Auch die Digitalisierung ist ein Thema, ebenfalls neue Wege, die Bibliotheken beschreiten müssen, um ihrer Rolle als Wissensvermittlerinnen weiterhin gerecht zu werden, sind im Gespräch. So ist der Maker-Space in der Statdbibliothek Winterthur sehr gut bekannt in Solothurn.
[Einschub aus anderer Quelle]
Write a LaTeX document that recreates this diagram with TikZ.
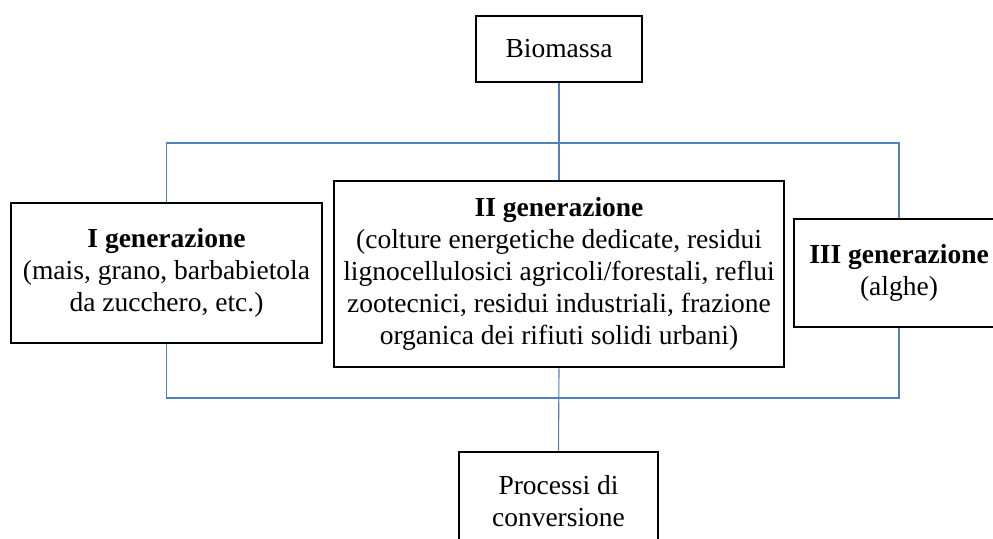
\documentclass[tikz,border=0pt]{standalone}
\usepackage{fontspec}
\setmainfont{Liberation Serif}
\definecolor{connblue}{RGB}{79,129,189}
\begin{document}
\begin{tikzpicture}[x=1pt,y=-1pt,
  box/.style={draw=black, line width=2.8pt, fill=white, align=center, inner sep=0pt,
    font=\fontsize{27.5}{32}\selectfont},
  conn/.style={draw=connblue, line width=1.1pt}]
\useasboundingbox[fill=white] (0,0) rectangle (993,538);
\coordinate (tr) at (899,143);
\coordinate (br) at (899,398);
\node[box, minimum width=166, minimum height=66] (bio) at (559,49) {Biomassa};
\node[box, minimum width=311, minimum height=140] (g1) at (166.5,273)
  {\textbf{I generazione}\\(mais, grano, barbabietola\\da zucchero, etc.)};
\node[box, minimum width=450, minimum height=186] (g2) at (559,274)
  {\textbf{II generazione}\\(colture energetiche dedicate, residui\\lignocellulosici agricoli/forestali, reflui\\zootecnici, residui industriali, frazione\\organica dei rifiuti solidi urbani)};
\node[box, minimum width=210, minimum height=108] (g3) at (899,273)
  {\textbf{III generazione}\\(alghe)};
\node[box, minimum width=199, minimum height=99] (proc) at (558.5,501.5)
  {Processi di\\conversione};
\draw[conn] (bio.south) -- (g2.north);
\draw[conn] (g1.north) |- (tr) -- (g3.north);
\draw[conn] (g1.south) |- (br) -- (g3.south);
\draw[conn] (g2.south) -- (proc.north);
\end{tikzpicture}
\end{document}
Bibliomedia engagiert sich in verschiedenen Projekten, die die Weiterentwicklung des Buchorts Bibliothek verfolgen. Die Willkommens-Bibliotheken wurden schon erwähnt. Dann helfen Vorlesepanther – das sind durch Bibliomedia ausgebildete Freiwillige – in Bibliotheken, Schulen und Altenheimen, bei Veranstaltungen als Vorleserinnen und Vorleser. Bibliomedia Schweiz trägt als Partner das Projekt bugnplay.ch mit und ist in der Jury vertreten. Bei diesem Projekt geht es vor allem darum, Ideen umzusetzen, sei es als Text, Programm, Film oder Musik. Bibliomedia Schweiz hat das Projekt Mondomedia in Zusammenarbeit mit dem Verein Interbiblio und mit Baobab Books entwickelt. Mondomedia bietet eine Plattform, um in der interkulturellen Bibliotheksarbeit der deutschsprachigen Schweiz Erfahrungen auszutauschen und Wissen zu vermitteln.